The same is true for the Revised Grail Psalms. GIA has announced that it will permit the Psalms to be posted at no charge provided no more than one full Psalm is available at a single download link, and all rights are overtly named etc. etc. This might also sound rather restrictive but for GIA, a private publisher whose copyrights are its very lifeblood, this is a big step, and we should not fail to recognize it as such.

But can you see what is happening here? The exclusive arrangements are being liberalized provided that the material is given away for free, but the instant you step into the printed media for which money has to change hands in order for the good to be acquired, both ICEL and Grail are demanding some tribute be paid. This remains a serious problem. It says to composers that they are free to post but not free to attempt to sell their works without paying some unspecified royalty to GIA and ICEL. What that amount is in particular remains the sole judgment of the monopolist institution that possesses the state-enforced exclusive to the text.

What are the consequences of this restrictive policy in the digital age? People will continue to circulate compositions and books and publications in secret, fearing lawsuits and crackdown.

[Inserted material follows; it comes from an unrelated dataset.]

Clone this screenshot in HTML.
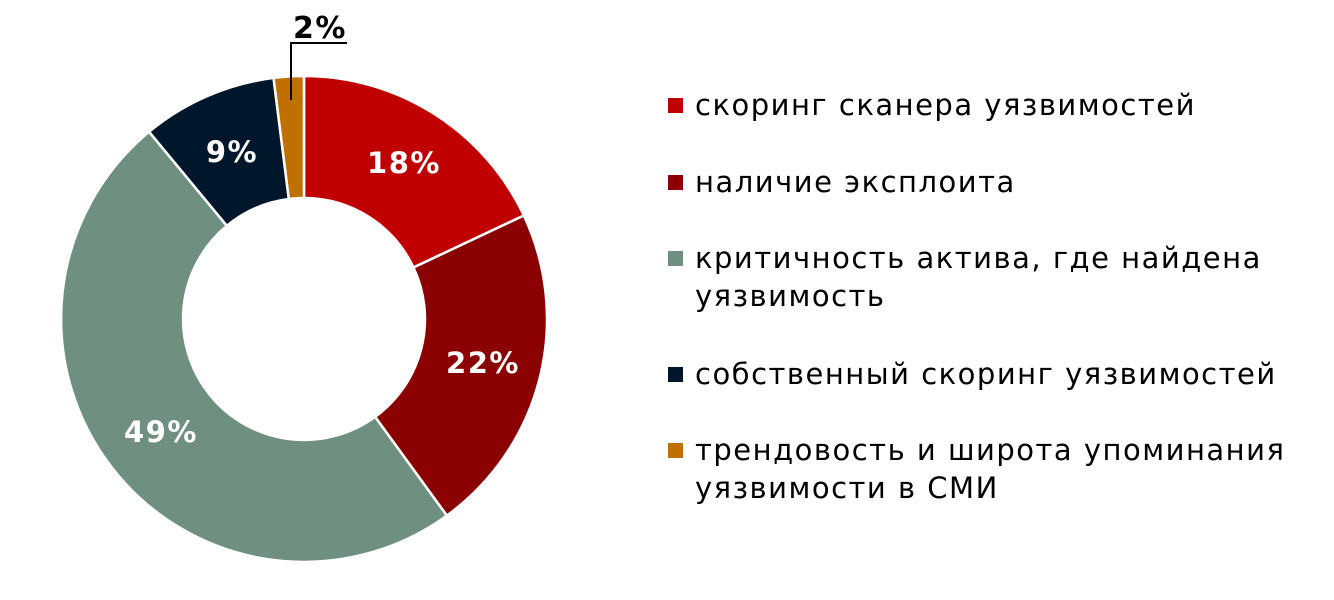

Another tendency will be to eschew the use of the texts themselves. Here is an example. The monks of Our Lady of Spring Bank in Sparta, Wisconsin, have decided to post and publish the first large update to the Cistercian Psalter since 1948 – a massive job and one that absolutely requires open source texts. The Abbey obviously wants to avoid having to pay some private publisher for the right to print their own Psalter!

So instead of using the GIA's Revised Grail, it will go another path and use the Book of Common Prayer. Here is what a monk explains: "Why, you may ask, are Roman Catholic monks using an Anglican psalter? …[T]hose of you who have followed the discussion around the new Grail Psalter at The New Liturgical Movement and other sites know that there is an issue of copyright. The BCP psalms are in the public domain and can be downloaded, for free, from any number of sites."

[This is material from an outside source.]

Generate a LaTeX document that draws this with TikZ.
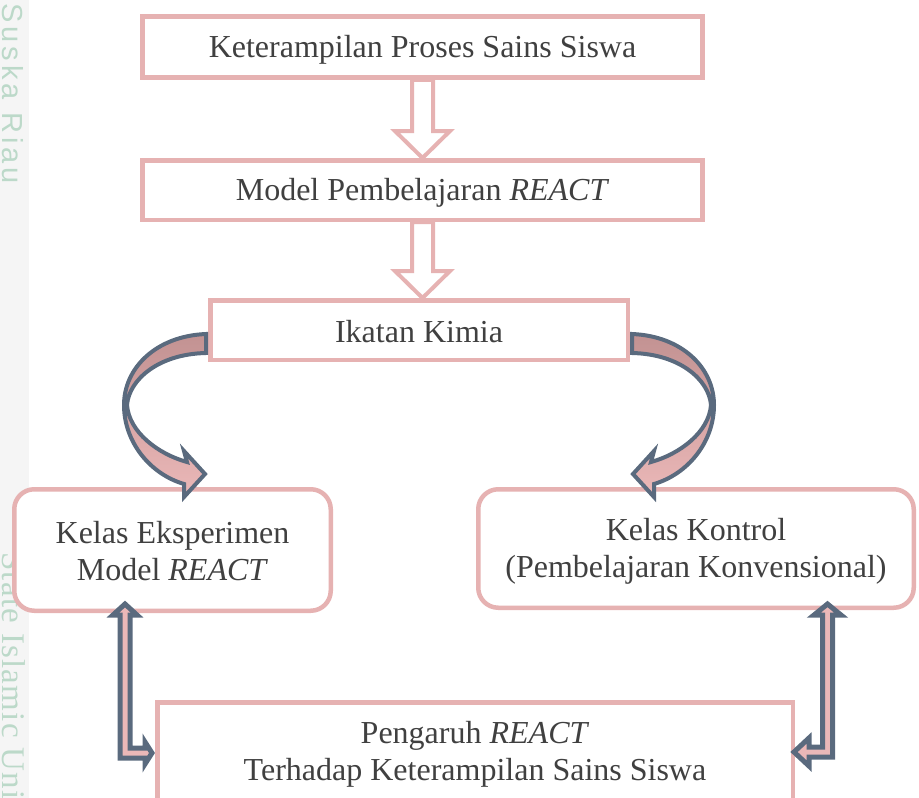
\documentclass[tikz,border=0pt]{standalone}
\usepackage{fontspec}
\setmainfont{Liberation Serif}
\newfontfamily\wmsans[LetterSpace=14]{Liberation Sans}
\newfontfamily\wmserif[LetterSpace=4]{Liberation Serif}
\usetikzlibrary{calc}
\definecolor{boxpink}{HTML}{E6B2B2}
\definecolor{arrowblue}{HTML}{5A6A7E}
\definecolor{darkpink}{HTML}{C29292}
\definecolor{lightpink}{HTML}{EBB8B8}
\definecolor{txt}{HTML}{404040}
\definecolor{wmgreen}{HTML}{BCD9C9}
\definecolor{wmgray}{HTML}{F5F5F5}
\newcommand\ls{\rule[-4pt]{0pt}{32pt}}
\newcommand\blockdown[2]{\path[blockarrow] let \p1=(#1), \p2=(#2) in
  (\x1-10.5pt,\y1) -- (\x1+10.5pt,\y1) -- (\x1+10.5pt,\y2+27pt) -- (\x1+27.5pt,\y2+27pt)
  -- (\x1,\y2) -- (\x1-27.5pt,\y2+27pt) -- (\x1-10.5pt,\y2+27pt) -- cycle;}
\begin{document}
\begin{tikzpicture}[x=1pt,y=-1pt,
  box/.style={draw=boxpink, line width=4.5pt, fill=white, text=txt,
    font=\fontsize{32}{37}\selectfont, align=center, inner sep=0pt},
  rbox/.style={box, rounded corners=20pt},
  blockarrow/.style={draw=boxpink, line width=4pt, fill=white, line join=miter},
  curvearrow/.style={draw=arrowblue, line width=4pt, top color=darkpink,
    bottom color=lightpink, line join=miter},
  elbowarrow/.style={draw=arrowblue, line width=5pt, fill=lightpink, line join=miter},
  wm/.style={text=wmgreen, rotate=-90, anchor=base west, inner sep=0pt},
  lbl/.style={text=txt, font=\fontsize{32}{37}\selectfont, align=center, inner sep=0pt}]
\useasboundingbox (0,0) rectangle (919,798);
\fill[wmgray] (0,0) rectangle (29,798);
\node[wm, font=\wmsans\fontsize{29}{29}\selectfont] (wmone) at (2,3) {Suska Riau};
\node[wm, font=\wmserif\fontsize{33}{33}\selectfont] (wmtwo) at (2,552) {State Islamic Uni};

\node[box, minimum width=560pt, minimum height=61pt] (kps) at (422.5,47) {\ls Keterampilan Proses Sains Siswa};
\node[box, minimum width=560pt, minimum height=59.5pt] (model) at (422.5,190) {\ls Model Pembelajaran \textit{REACT}};
\node[box, minimum width=417.5pt, minimum height=59.5pt] (ikatan) at (419,330) {\ls Ikatan Kimia};
\node[rbox, minimum width=316.5pt, minimum height=121.5pt] (eksp) at (172.5,550) {\ls Kelas Eksperimen\\\ls Model \textit{REACT}};
\node[rbox, minimum width=435.5pt, minimum height=118.5pt] (kontrol) at (696,548.5) {\ls Kelas Kontrol\\\ls (Pembelajaran Konvensional)};
\node[box, minimum width=635.5pt, minimum height=125pt] (pengaruh) at (475,765) {};
\node[lbl] (pengaruhtext) at (475,751.5) {\ls Pengaruh \textit{REACT}\\\ls Terhadap Keterampilan Sains Siswa};

\blockdown{kps.south}{model.north}
\blockdown{model.south}{ikatan.north}

\begin{scope}[shift={(ikatan.west)}]
\path[curvearrow] (-2,4) .. controls (-52,6) and (-84,38) .. (-84,75)
  .. controls (-84,112) and (-58,144) .. (-24,154) -- (-24,167) -- (-3,144) -- (-24,121) -- (-21,132)
  .. controls (-50,124) and (-79,102) .. (-81,75) .. controls (-79,50) and (-50,24) .. (-2,23) -- cycle;
\end{scope}
\begin{scope}[shift={(ikatan.east)}]
\path[curvearrow] (2,4) .. controls (52,6) and (84,38) .. (84,75)
  .. controls (84,112) and (58,144) .. (24,154) -- (24,167) -- (3,144) -- (24,121) -- (21,132)
  .. controls (50,124) and (79,102) .. (81,75) .. controls (79,50) and (50,24) .. (2,23) -- cycle;
\end{scope}

\path[elbowarrow] (125,604) -- (137,615) -- (130,615) -- (130,748) -- (145,748) -- (145,742)
  -- (152,753) -- (145,764) -- (145,758) -- (120,758) -- (120,615) -- (113,615) -- cycle;
\path[elbowarrow] (827.5,604) -- (841,615) -- (832.5,615) -- (832.5,757) -- (809,757) -- (809,766)
  -- (794,752) -- (809,738) -- (809,747) -- (822.5,747) -- (822.5,615) -- (814,615) -- cycle;
\end{tikzpicture}
\end{document}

So there you have it. The copyrighting and royalty-charging business for ritual texts is backfiring and will continue to do so. Far from protecting the integrity of those texts, it is causing people to turn to untaxed sources and eschew the official texts. This is wholly understandable. At the same time, it is rather heartbreaking for those who have worked so hard for so long—for example, the monks at Conception Abbey—on composing excellent texts only to have them drop down the black hole of intellectual property. That is exactly what is happening.

It is not too late for Grail, and it is certainly not to late for the forthcoming texts from ICEL. They need to be made open access. There is no other solution consistent with justice, sound economics, and, I would argue, even morality. No Church should lock its liturgy behind national laws that grant a special right to profit only to a few well established institutions. Dramatic change is needed, and soon.

If the scientists see a need for change, in the interest of serving humanity, surely the Church can see the need for change in the interest of serving the Owner of all things.